И хотя в любовном рассказе Шраера-Петрова русская классическая целомудренность Чехова уступает набоковскому более нюансированному и свободному описанию сексуальности и любви, и хотя Шраер-Петров добавляет оптику ученого-медика к микроскопу и лупе Набокова-лепидоптеролога, – доктор Самойлович все же отказывается патологизировать Полечкину сексуальную глухоту. «Это» – так Самойлович называет ее фригидность, и при этом, кажется, забывает о собственной сексуальной неискушенности чеховского «вечного студента». Именно Полечка, а не Самойлович обращается к медицинской терминологии и при этом озвучивает ключевую тему Чехова и Набокова: пропасть отделяет мир сексуальной любви от мира романтического счастья. «Может быть, это мое сверхвоображение и эта моя супертяга к нему препятствовали нормальным моим ощущениям?» – признается Полечка Самойловичу после новогоднего сабантуя и катастрофического рандеву с актером Кафтановым (прообразом которого, судя по всему, был Михаил Козаков): «Ты знаешь, Самойлович, что я имею в виду? Вы врачи называете это фригидность. Я назвала бы это ожиданием чуда. Я ждала его всю жизнь» [Шраер-Петров 2016: 234].

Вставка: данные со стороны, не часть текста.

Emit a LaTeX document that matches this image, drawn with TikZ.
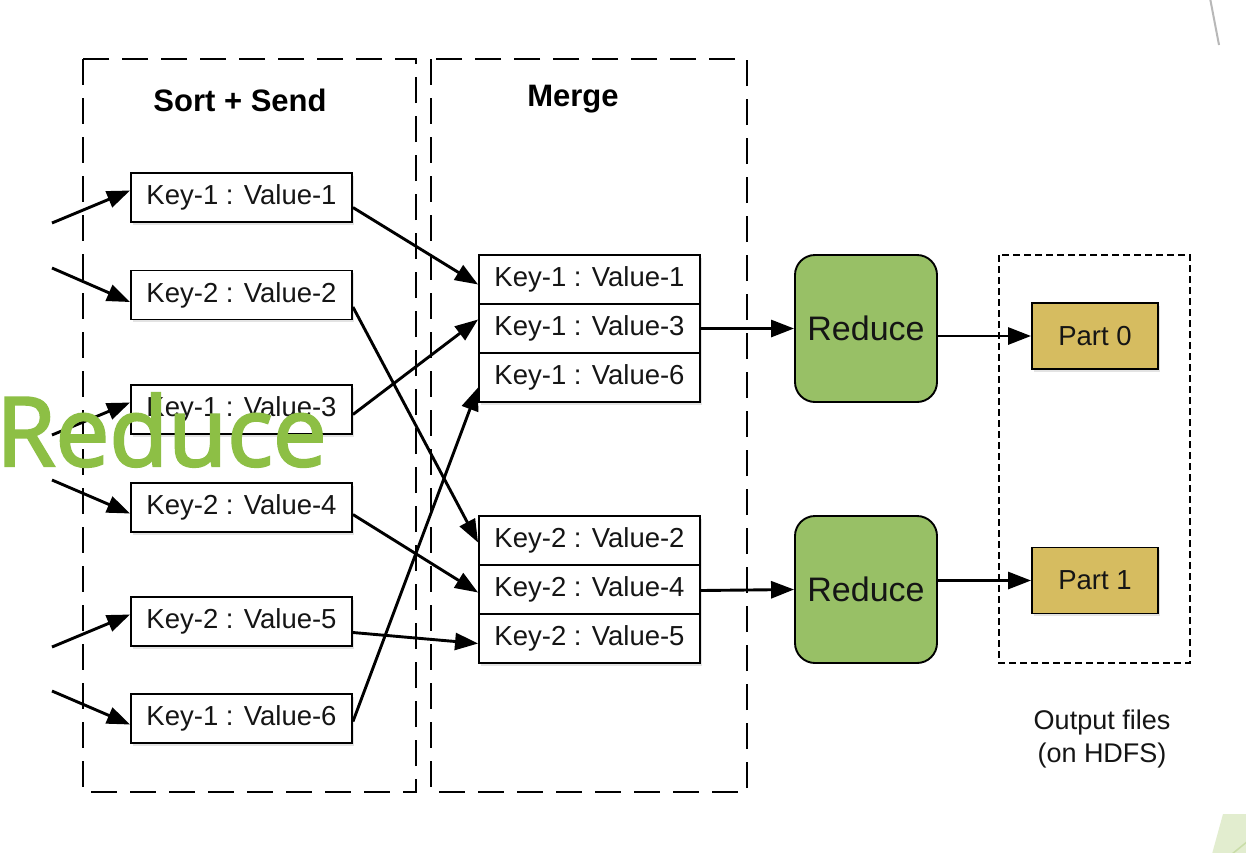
\documentclass[tikz,border=0pt]{standalone}
\usepackage{fontspec}
\setmainfont{Liberation Sans}
\newfontfamily\ovfont[FakeBold=2.5]{Open Sans}
\usetikzlibrary{arrows.meta,shadows,calc}
\definecolor{redgreen}{HTML}{98C066}
\definecolor{partgold}{HTML}{D6BC60}
\definecolor{ovgreen}{HTML}{8DBF45}
\definecolor{decogreen}{HTML}{E2EDCF}
\definecolor{decoline}{HTML}{C9DDA8}
\definecolor{txt}{HTML}{151515}
\begin{document}
\begin{tikzpicture}[x=1pt,y=-1pt,
  shad/.style={drop shadow={shadow xshift=1.5pt,shadow yshift=-2.5pt,opacity=0.22}},
  kv/.style={draw,line width=1.9pt,fill=white,minimum width=221pt,minimum height=49pt,inner sep=0pt,
    text=txt,font=\fontsize{27.5}{32}\selectfont,shad},
  redbox/.style={draw,line width=1.9pt,fill=redgreen,rounded corners=20pt,minimum width=142pt,
    minimum height=147pt,inner sep=0pt,text=txt,font=\fontsize{34}{40}\selectfont},
  partbox/.style={draw,line width=1.9pt,fill=partgold,minimum width=126pt,minimum height=66pt,
    inner sep=0pt,text=txt,font=\fontsize{27.5}{32}\selectfont,shad},
  bigdash/.style={draw,line width=2pt,dash pattern=on 26pt off 13pt},
  smalldash/.style={draw,line width=1.8pt,dash pattern=on 7pt off 4pt},
  title/.style={anchor=base,inner sep=0pt,font=\fontsize{31}{36}\selectfont\bfseries},
  conn/.style={line width=2.9pt,-{Triangle[length=23pt,width=17pt]}}]
\useasboundingbox (0,0) rectangle (1246,852);
\fill[white] (0,0) rectangle (1246,852);

% stage frames
\draw[bigdash] (83,59) rectangle (416,792);
\draw[bigdash] (431,59) rectangle (747,792);
\draw[smalldash] (999,255) rectangle (1190,663);

\node[title] (tsort) at (240,111) {Sort + Send};
\node[title] (tmerge) at (573,106) {Merge};

% sort + send boxes
\node[kv] (k1) at (241.5,197.5) {Key-1 : Value-1};
\node[kv] (k2) at (241.5,295) {Key-2 : Value-2};
\node[kv] (k3) at (241.5,409.5) {Key-1 : Value-3};
\node[kv] (k4) at (241.5,507.5) {Key-2 : Value-4};
\node[kv] (k5) at (241.5,621.5) {Key-2 : Value-5};
\node[kv] (k6) at (241.5,718.5) {Key-1 : Value-6};

% merge stacks
\node[kv] (m11) at (589.5,279.5) {Key-1 : Value-1};
\node[kv] (m13) at (589.5,328.5) {Key-1 : Value-3};
\node[kv] (m16) at (589.5,377.5) {Key-1 : Value-6};
\node[kv] (m22) at (589.5,540.5) {Key-2 : Value-2};
\node[kv] (m24) at (589.5,589.5) {Key-2 : Value-4};
\node[kv] (m25) at (589.5,638.5) {Key-2 : Value-5};

% reducers and parts
\node[redbox] (r1) at (866,328.5) {Reduce};
\node[redbox] (r2) at (866,589.5) {Reduce};
\node[partbox] (p0) at (1095,336) {Part 0};
\node[partbox] (p1) at (1095,580.5) {Part 1};

\node[anchor=base,align=center,inner sep=0pt,text=txt,font=\fontsize{27}{33}\selectfont] (outl) at (1102,762) {Output files\\(on HDFS)};

% input arrows
\coordinate (in1) at (52,223);
\coordinate (in2) at (52,268);
\coordinate (in3) at (52,435);
\coordinate (in4) at (52,480);
\coordinate (in5) at (52,647);
\coordinate (in6) at (52,691);
\draw[conn] (in1) -- ($(k1.west)+(0,-7)$);
\draw[conn] (in2) -- ($(k2.west)+(0,7)$);
\draw[conn] (in3) -- ($(k3.west)+(0,-7)$);
\draw[conn] (in4) -- ($(k4.west)+(0,6)$);
\draw[conn] (in5) -- ($(k5.west)+(0,-7)$);
\draw[conn] (in6) -- ($(k6.west)+(0,6)$);

% shuffle
\draw[conn] ($(k1.east)+(0,10)$) -- ($(m11.west)+(0,5)$);
\draw[conn] ($(k2.east)+(0,12)$) -- ($(m22.west)+(0,2)$);
\draw[conn] ($(k3.east)+(0,5)$) -- ($(m13.west)+(0,-9)$);
\draw[conn] ($(k4.east)+(0,7)$) -- ($(m24.west)+(0,3)$);
\draw[conn] ($(k5.east)+(0,11)$) -- ($(m25.west)+(0,5)$);
\draw[conn] ($(k6.east)+(0,3)$) -- ($(m16.west)+(0,10)$);

% merge to reduce, reduce to parts
\draw[conn] (m13.east) -- (r1.west);
\draw[conn] ($(m24.east)+(0,1)$) -- (r2.west);
\draw[conn] ($(r1.east)+(0,7.5)$) -- (p0.west);
\draw[conn] ($(r2.east)+(0,-9)$) -- (p1.west);

% slide decorations
\draw[black!28,line width=2pt] (1210,-2) -- (1219,45);
\fill[decogreen] (1223,814) -- (1248,814) -- (1248,854) -- (1212,854) -- cycle;
\draw[decoline,line width=1.5pt] (1232,854) -- (1248,841);

% overlay title
\node[anchor=base west,inner sep=0pt,text=ovgreen,font=\ovfont\fontsize{96}{110}\selectfont] (ov) at (-4,466) {Reduce};
\end{tikzpicture}
\end{document}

Так, сочиняя у берегов Новой Англии и моделируя жизнь в бывшем своем отечестве, Шраер-Петров возвращается от фикциональности набоковской Фиальты к историчности чеховской Ялты. В этом возвращенном к реальности пространстве курорта еврейско-русский писатель наслаивает свои собственные экзилические воспоминания на тот пласт русской культурной памяти, который он вывез в Америку. Когда Самойлович ждет Полечку в своем «флигельке» на берегу Черного моря, будто «поверив» наконец, что Полечка «обманула», вспоминает ли он (а я точно вспоминаю, перечитывая этот рассказ Шраера-Петрова) вот этот эпизод из середины «Дамы с собачкой»?
В Ореанде сидели на скамье, недалеко от церкви, смотрели вниз на море и молчали. Ялта была едва видна сквозь утренний туман, на вершинах гор неподвижно стояли белые облака. Листва не шевелилась на деревьях, кричали цикады, и однообразный, глухой шум моря, доносившийся снизу, говорил о покое, о вечном сне, какой ожидает нас. Так шумело внизу, когда еще тут не было ни Ялты, ни Ореанды, теперь шумит и будет шуметь так же равнодушно и глухо, когда нас не будет. И в этом постоянстве, в полном равнодушии к жизни и смерти каждого из нас кроется, быть может, залог нашего вечного спасения, непрерывного движения жизни на земле, непрерывного совершенства.
Сидя рядом с молодой женщиной, которая на рассвете казалась такой красивой, успокоенный и очарованный в виду этой сказочной обстановки – моря, гор, облаков, широкого неба, Гуров думал о том, как, в сущности, если вдуматься, всё прекрасно на этом свете, всё, кроме того, что мы сами мыслим и делаем, когда забываем о высших целях бытия, о своем человеческом достоинстве [Чехов 1974–1985,10:133].
Верит ли Самойлович – врач, еврейский идеалист, бывший зэк, шофер-нелегалыцик, – хоть обморочно, хоть чуть-чуть, в это чеховское «непрерывное совершенство» тогда, когда по возвращении из лагеря жизнь назначает ему свидание с прошлым? (Утром 1 января 2005 года Шраер-Петров сказал мне, что предшественником доктора Самойловича был готовый на самопожертвование доктор Дымов из чеховской «Попрыгуньи» [1892].) «Осень в Ялте» завершается возвращением к начальной сцене рассказа, в которой Самойлович узнает свою возлюбленную Полечку в одной из двух «классных дам» (вторая – это, быть может, Нина, с которой Самойлович случайно познакомился около заснеженной подмосковной дачи, а сопровождающие их мужчины – актер Кафтанов, в прошлом соперник Самойловича и теперь муж Нины, и астрофизик Муров, муж Полечки).